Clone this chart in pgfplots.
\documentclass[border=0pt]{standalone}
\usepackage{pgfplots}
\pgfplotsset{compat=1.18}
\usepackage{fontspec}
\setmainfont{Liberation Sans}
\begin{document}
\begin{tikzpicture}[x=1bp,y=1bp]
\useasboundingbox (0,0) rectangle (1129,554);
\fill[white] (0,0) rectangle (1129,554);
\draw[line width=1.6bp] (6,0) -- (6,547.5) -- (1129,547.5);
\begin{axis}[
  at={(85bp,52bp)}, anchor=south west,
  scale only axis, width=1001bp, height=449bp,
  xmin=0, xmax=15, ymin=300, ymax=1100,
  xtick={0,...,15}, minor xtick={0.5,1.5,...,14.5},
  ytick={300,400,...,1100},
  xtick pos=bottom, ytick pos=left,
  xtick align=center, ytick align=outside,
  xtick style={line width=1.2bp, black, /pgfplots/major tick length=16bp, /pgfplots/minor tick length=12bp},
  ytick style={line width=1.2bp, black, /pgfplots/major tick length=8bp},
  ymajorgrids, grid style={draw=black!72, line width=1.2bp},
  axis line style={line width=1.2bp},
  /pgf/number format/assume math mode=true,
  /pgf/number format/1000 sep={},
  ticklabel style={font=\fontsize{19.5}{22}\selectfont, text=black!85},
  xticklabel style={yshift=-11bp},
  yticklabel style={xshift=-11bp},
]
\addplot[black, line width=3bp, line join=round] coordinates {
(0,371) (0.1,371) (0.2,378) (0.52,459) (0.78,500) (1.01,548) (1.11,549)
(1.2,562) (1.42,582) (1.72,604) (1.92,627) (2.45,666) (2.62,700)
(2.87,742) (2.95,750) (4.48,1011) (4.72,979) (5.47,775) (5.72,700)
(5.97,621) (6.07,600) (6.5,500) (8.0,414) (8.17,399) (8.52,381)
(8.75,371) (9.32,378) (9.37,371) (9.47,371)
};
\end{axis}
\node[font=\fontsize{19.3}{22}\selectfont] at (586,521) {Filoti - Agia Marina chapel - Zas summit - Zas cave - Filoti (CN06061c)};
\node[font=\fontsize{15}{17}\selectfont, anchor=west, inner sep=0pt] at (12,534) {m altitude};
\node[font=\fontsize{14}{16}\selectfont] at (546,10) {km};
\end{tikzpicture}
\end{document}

=-=-=-=-=

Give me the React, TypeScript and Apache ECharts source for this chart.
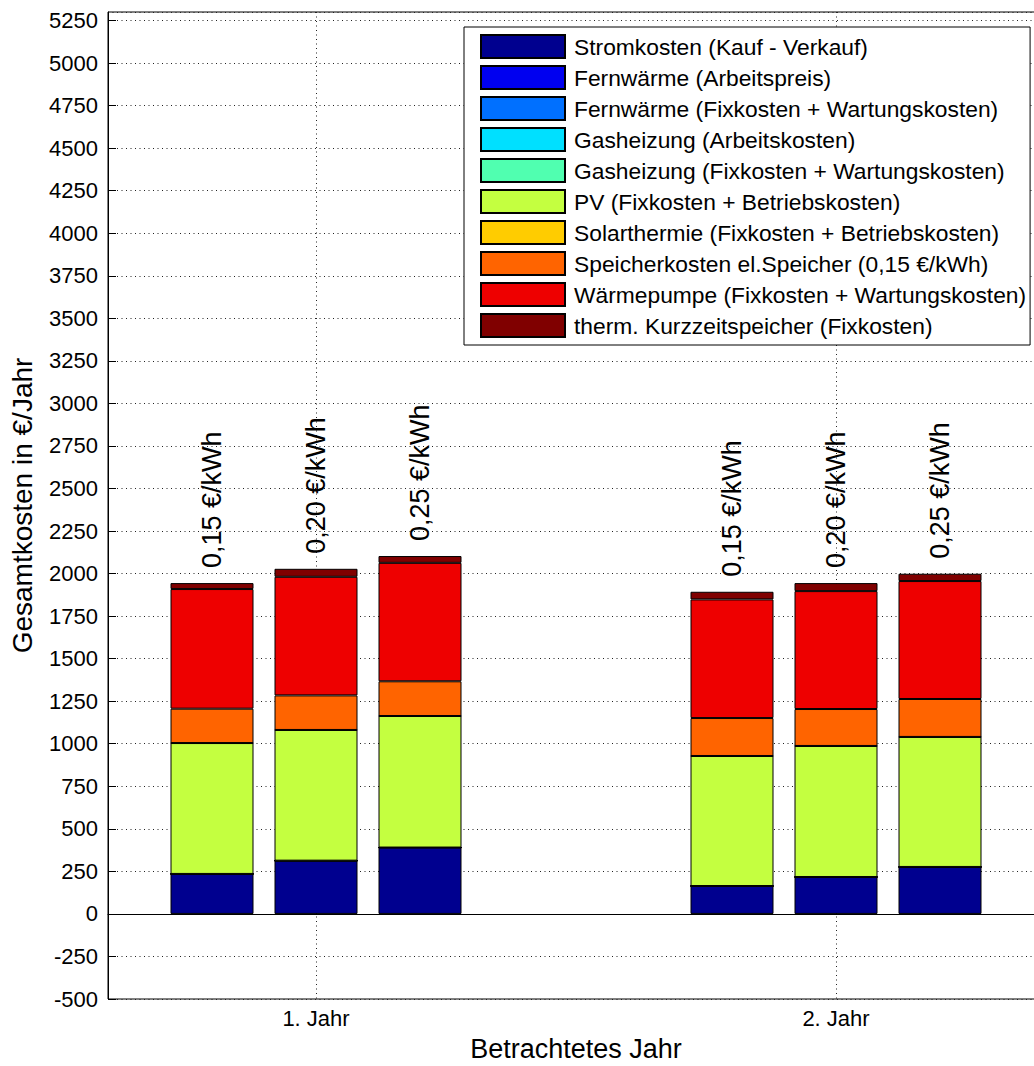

=-=-=-=-=

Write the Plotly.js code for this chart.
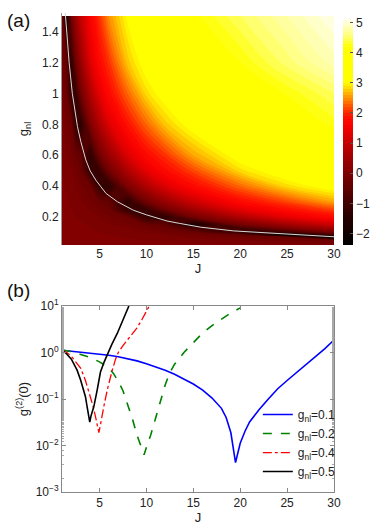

=-=-=-=-=

Pull every line containing "chart" from the data.

Clone this chart in pgfplots.
Give me the React, TypeScript and Apache ECharts source for this chart.
Write the Plotly.js code for this chart.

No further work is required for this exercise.